NAPOLI – “Ormai siamo diventati oggetto di ogni genere di accusa e contumelie. Manca soltanto l’omicidio, ma forse no. Perché a parole ci chiamano brigatisti e quindi assassini”. Lo dice in un’intervista alla Stampa il procuratore di Napoli Giandomenico Lepore all’indomani delle parole di Berlusconi

su “schegge impazzite che puntano all’eversione” nella magistratura e dell’interrogazione dei capigruppo Pdl al ministro della Giustizia Palma sulle procure di Milano, Napoli e Bari. Lepore respinge in particolare le accuse rivolte alla procura partenopea nell’ambito della vicenda Lavitola-Tarantini, rea secondo gli interroganti di aver fatto violare il segreto professionale ai “difensori di un indagato”. “E’ quasi offensivo e deprimente – spiega Lepore – dover dare l’impressione di doversi discolpare. Noi non abbiamo violato codici e Costituzione. è stato il giudice per le indagini preliminari a prendere la decisione di valutare domanda dopo domanda l’esistenza di un problema di violazione del segreto proessionale”. “Tanto che siamo stati corretti – aggiunge -, che il Tribunale del Riesame, un collegio composto da tre magistrati, ha inviato tutto il fascicolo alla Procura di Bari, per competenza.
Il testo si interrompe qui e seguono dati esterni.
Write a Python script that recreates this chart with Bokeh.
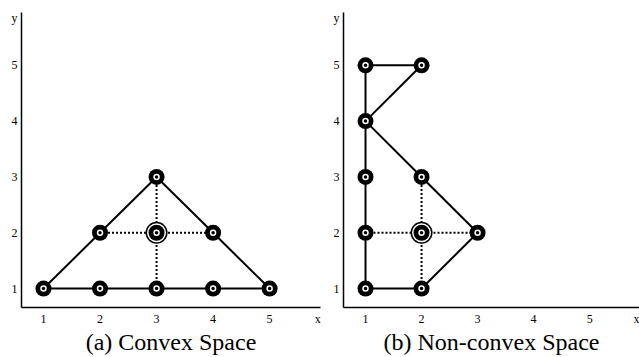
from bokeh.plotting import figure
from bokeh.layouts import row
from bokeh.models import Range1d, FixedTicker
from bokeh.embed import file_html
from bokeh.resources import INLINE

# ---- data ----
tick_vals = [1, 2, 3, 4, 5]

# (a) convex space
a_nodes_x = [1, 2, 3, 4, 5, 2, 4, 3]
a_nodes_y = [1, 1, 1, 1, 1, 2, 2, 3]
a_center = (3, 2)
a_solid = [((1, 1), (5, 1)), ((1, 1), (2, 2)), ((2, 2), (3, 3)),
           ((3, 3), (4, 2)), ((4, 2), (5, 1))]
a_dotted = [((2, 2), (4, 2)), ((3, 3), (3, 1))]

# (b) non-convex space
b_nodes_x = [1, 1, 1, 1, 1, 2, 2, 2, 3]
b_nodes_y = [1, 2, 3, 4, 5, 5, 3, 1, 2]
b_center = (2, 2)
b_solid = [((1, 1), (1, 5)), ((1, 5), (2, 5)), ((2, 5), (1, 4)),
           ((1, 4), (2, 3)), ((2, 3), (3, 2)), ((3, 2), (2, 1)),
           ((2, 1), (1, 1))]
b_dotted = [((1, 2), (3, 2)), ((2, 3), (2, 1))]

captions = ["(a) Convex Space", "(b) Non-convex Space"]

SERIF = "Liberation Serif"


def make_panel(width, border_left, border_right, x_start, x_end, x_lab_pos,
               nodes_x, nodes_y, center, solid, dotted, caption):
    p = figure(width=width, height=357, output_backend="svg",
               toolbar_location=None,
               x_range=Range1d(x_start, x_end), y_range=Range1d(0.661, 5.946),
               min_border_left=border_left, min_border_right=border_right,
               min_border_top=12, min_border_bottom=49)
    p.outline_line_color = None
    p.grid.visible = False
    p.background_fill_color = "white"

    # axes
    p.xaxis.ticker = FixedTicker(ticks=tick_vals + [x_lab_pos])
    p.xaxis.major_label_overrides = {x_lab_pos: "x"}
    p.yaxis.ticker = FixedTicker(ticks=tick_vals + [5.84])
    p.yaxis.major_label_overrides = {5.84: "y"}
    for ax in (p.xaxis, p.yaxis):
        ax.major_tick_line_color = None
        ax.minor_tick_line_color = None
        ax.major_tick_out = 0
        ax.major_tick_in = 0
        ax.axis_line_color = "black"
        ax.axis_line_width = 1.5
        ax.major_label_text_font = SERIF
        ax.major_label_text_font_size = "12px"
        ax.major_label_text_color = "black"
    p.xaxis.major_label_standoff = 4
    p.yaxis.major_label_standoff = 4

    # caption as the x axis label
    p.xaxis.axis_label = caption
    p.xaxis.axis_label_text_font = SERIF
    p.xaxis.axis_label_text_font_style = "normal"
    p.xaxis.axis_label_text_font_size = "24px"
    p.xaxis.axis_label_text_color = "black"
    p.xaxis.axis_label_standoff = 0

    # edges
    p.multi_line(xs=[[s[0][0], s[1][0]] for s in solid],
                 ys=[[s[0][1], s[1][1]] for s in solid],
                 line_color="black", line_width=2)
    p.multi_line(xs=[[s[0][0], s[1][0]] for s in dotted],
                 ys=[[s[0][1], s[1][1]] for s in dotted],
                 line_color="black", line_width=2, line_dash="2 2")

    # center node (double ring)
    p.scatter([center[0]], [center[1]], size=22, fill_color="black", line_color=None)
    p.scatter([center[0]], [center[1]], size=19, fill_color="white", line_color=None)
    # nodes
    p.scatter(nodes_x + [center[0]], nodes_y + [center[1]], size=16,
              fill_color="black", line_color=None)
    p.scatter(nodes_x + [center[0]], nodes_y + [center[1]], size=5,
              fill_color="black", line_color="white", line_width=1.5)
    return p


pa = make_panel(323, 21, 3, 0.611, 5.90, 5.85,
                a_nodes_x, a_nodes_y, a_center, a_solid, a_dotted, captions[0])
pb = make_panel(316, 20, 0, 0.607, 5.89, 5.87,
                b_nodes_x, b_nodes_y, b_center, b_solid, b_dotted, captions[1])

layout = row(pa, pb)
open("out.html", "w").write(file_html(layout, INLINE))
Nessuno si è opposto. Anzi le parti offese, il presidente del Consiglio, e le difese degli indagati non hanno fatto mistero che contestavano a Napoli la competenza territoriale. Hanno esultato quando il gip ha deciso che fosse Roma a indagare”. “Dal primo momento – prosegue – abbiamo sostenuto che il luogo della competenza era discutibile”.